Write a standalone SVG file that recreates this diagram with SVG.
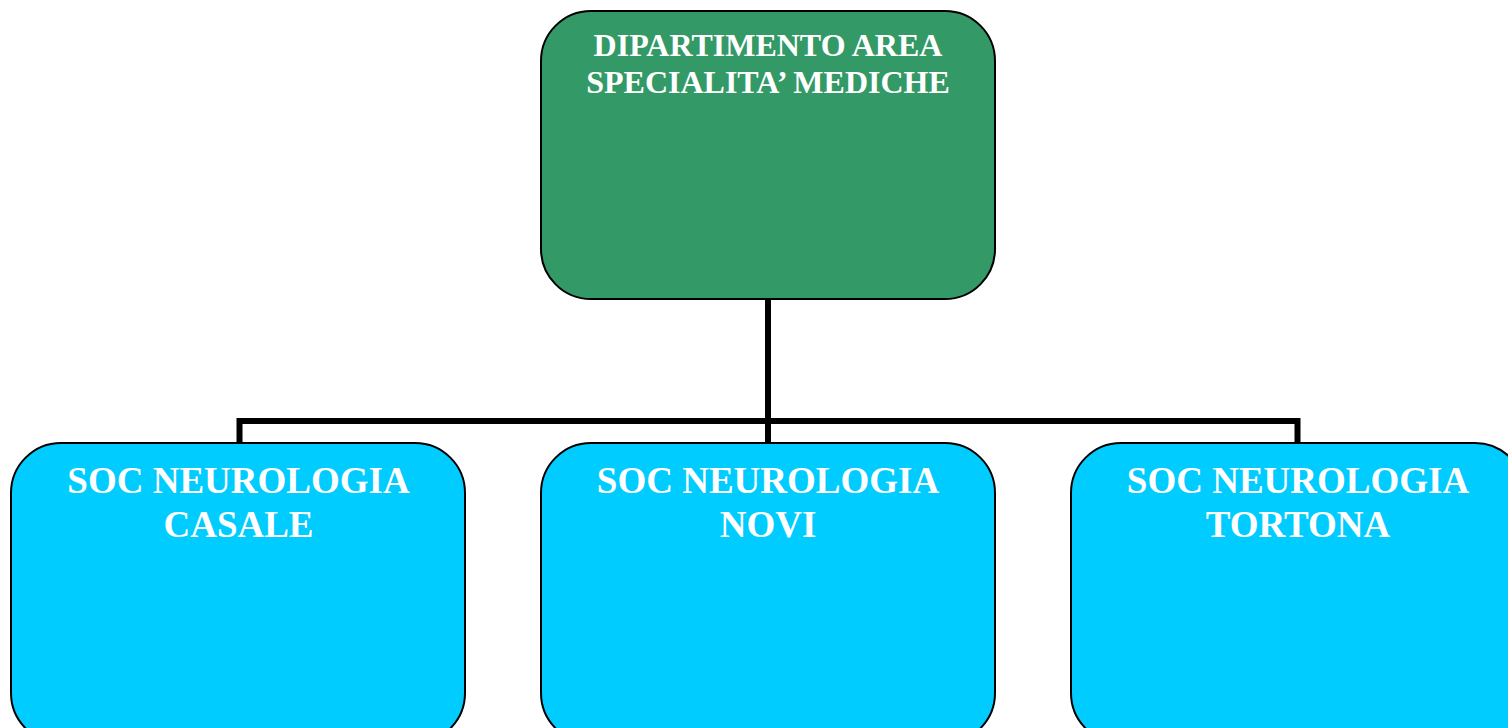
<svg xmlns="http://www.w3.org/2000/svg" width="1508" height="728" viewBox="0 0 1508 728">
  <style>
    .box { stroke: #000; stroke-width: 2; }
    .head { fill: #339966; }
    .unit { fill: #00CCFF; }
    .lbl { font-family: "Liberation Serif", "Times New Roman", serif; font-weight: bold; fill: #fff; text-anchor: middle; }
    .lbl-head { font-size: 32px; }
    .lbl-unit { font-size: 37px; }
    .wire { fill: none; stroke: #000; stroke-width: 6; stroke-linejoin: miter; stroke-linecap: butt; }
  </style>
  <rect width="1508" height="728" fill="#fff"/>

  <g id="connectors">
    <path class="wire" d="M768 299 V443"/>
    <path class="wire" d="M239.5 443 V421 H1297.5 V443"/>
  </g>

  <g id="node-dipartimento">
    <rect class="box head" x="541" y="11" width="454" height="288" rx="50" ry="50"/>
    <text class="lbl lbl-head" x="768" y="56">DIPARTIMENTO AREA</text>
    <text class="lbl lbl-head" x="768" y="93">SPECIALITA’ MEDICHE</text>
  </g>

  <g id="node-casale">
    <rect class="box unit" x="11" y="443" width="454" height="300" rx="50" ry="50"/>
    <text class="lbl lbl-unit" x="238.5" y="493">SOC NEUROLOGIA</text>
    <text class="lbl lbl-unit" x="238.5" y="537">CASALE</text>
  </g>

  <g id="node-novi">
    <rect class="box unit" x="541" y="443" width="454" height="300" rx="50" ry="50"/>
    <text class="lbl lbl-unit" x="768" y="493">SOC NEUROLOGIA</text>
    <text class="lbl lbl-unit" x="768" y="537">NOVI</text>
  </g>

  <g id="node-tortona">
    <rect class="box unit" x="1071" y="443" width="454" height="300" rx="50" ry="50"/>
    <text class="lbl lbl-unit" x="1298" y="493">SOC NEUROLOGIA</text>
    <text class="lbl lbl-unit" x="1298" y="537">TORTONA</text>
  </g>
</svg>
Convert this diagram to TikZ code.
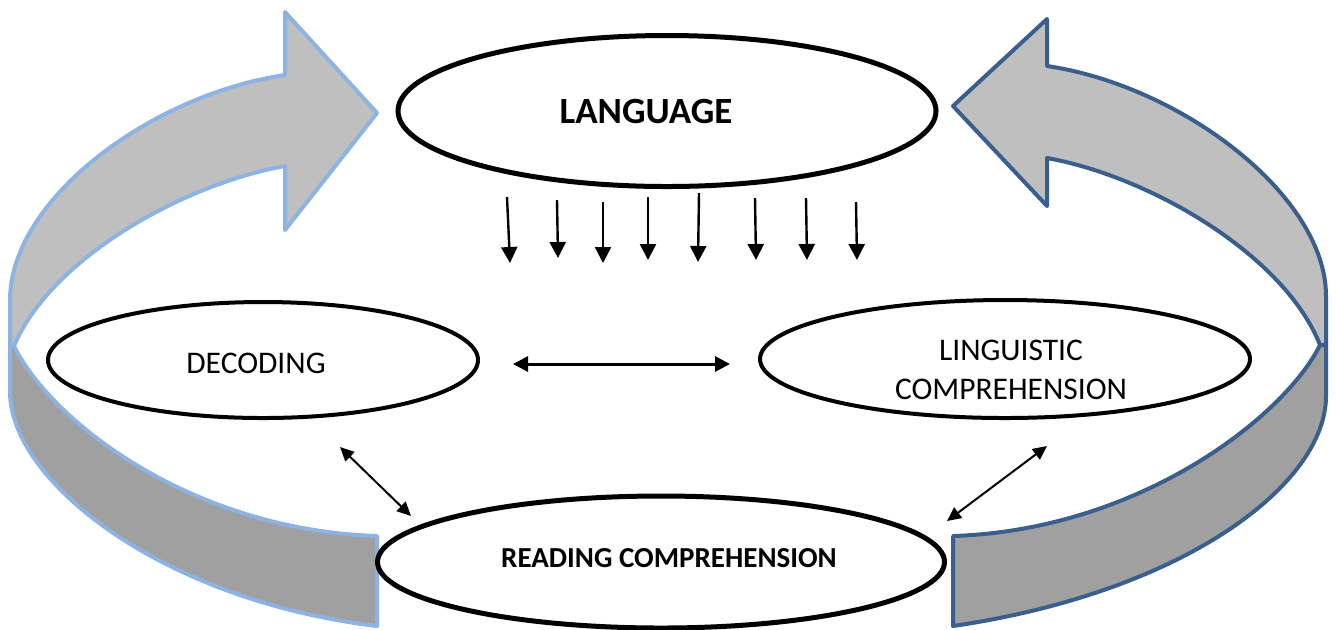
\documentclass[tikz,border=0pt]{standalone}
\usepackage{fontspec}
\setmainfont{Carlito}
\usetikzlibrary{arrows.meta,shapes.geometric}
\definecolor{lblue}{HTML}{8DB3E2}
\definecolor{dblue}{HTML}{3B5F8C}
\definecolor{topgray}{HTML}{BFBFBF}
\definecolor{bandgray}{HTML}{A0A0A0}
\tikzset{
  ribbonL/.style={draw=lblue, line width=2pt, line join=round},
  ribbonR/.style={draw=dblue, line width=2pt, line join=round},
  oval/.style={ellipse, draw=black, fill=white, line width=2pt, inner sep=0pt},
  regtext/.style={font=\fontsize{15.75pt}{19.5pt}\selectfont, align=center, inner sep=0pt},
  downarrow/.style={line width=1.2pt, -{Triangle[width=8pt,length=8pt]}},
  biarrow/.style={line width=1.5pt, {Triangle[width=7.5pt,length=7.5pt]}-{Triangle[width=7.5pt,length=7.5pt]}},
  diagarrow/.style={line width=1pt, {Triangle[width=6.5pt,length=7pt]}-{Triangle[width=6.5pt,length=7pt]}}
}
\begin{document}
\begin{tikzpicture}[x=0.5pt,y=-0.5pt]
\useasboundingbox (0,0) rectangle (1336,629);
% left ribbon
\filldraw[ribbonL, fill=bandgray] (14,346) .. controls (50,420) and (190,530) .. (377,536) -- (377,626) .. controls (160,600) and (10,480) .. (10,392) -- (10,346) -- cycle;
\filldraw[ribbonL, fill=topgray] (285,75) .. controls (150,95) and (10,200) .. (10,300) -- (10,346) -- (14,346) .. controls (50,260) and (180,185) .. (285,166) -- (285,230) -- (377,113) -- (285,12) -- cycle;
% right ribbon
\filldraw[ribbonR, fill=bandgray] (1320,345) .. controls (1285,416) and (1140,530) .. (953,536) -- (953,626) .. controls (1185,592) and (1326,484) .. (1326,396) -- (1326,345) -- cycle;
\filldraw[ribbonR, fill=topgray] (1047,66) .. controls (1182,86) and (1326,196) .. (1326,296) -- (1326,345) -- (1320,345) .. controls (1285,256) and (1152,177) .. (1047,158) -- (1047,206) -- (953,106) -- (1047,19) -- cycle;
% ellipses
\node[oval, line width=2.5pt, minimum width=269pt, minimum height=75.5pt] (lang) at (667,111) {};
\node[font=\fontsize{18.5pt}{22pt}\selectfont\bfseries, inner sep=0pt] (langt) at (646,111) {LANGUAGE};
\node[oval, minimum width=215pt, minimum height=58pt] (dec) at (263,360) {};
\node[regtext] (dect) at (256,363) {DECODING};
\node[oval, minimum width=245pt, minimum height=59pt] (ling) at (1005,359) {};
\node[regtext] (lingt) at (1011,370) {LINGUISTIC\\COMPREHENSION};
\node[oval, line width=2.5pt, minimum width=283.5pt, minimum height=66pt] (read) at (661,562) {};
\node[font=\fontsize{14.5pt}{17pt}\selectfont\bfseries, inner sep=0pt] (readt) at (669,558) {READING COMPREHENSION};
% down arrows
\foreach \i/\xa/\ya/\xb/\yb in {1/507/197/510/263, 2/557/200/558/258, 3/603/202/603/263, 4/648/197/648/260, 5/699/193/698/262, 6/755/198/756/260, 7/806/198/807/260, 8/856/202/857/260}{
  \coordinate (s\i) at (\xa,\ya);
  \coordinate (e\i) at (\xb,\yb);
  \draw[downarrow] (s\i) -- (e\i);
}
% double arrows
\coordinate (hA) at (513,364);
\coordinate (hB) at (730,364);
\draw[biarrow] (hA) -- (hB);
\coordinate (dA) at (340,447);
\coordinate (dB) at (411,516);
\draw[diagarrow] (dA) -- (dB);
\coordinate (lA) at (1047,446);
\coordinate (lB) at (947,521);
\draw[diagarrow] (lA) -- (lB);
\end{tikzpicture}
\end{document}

(EXERCISE) In the entries above, find each line with the string "diagram" and copy it.

(SOLVED EXERCISE)
Write a standalone SVG file that recreates this diagram with SVG.
Convert this diagram to TikZ code.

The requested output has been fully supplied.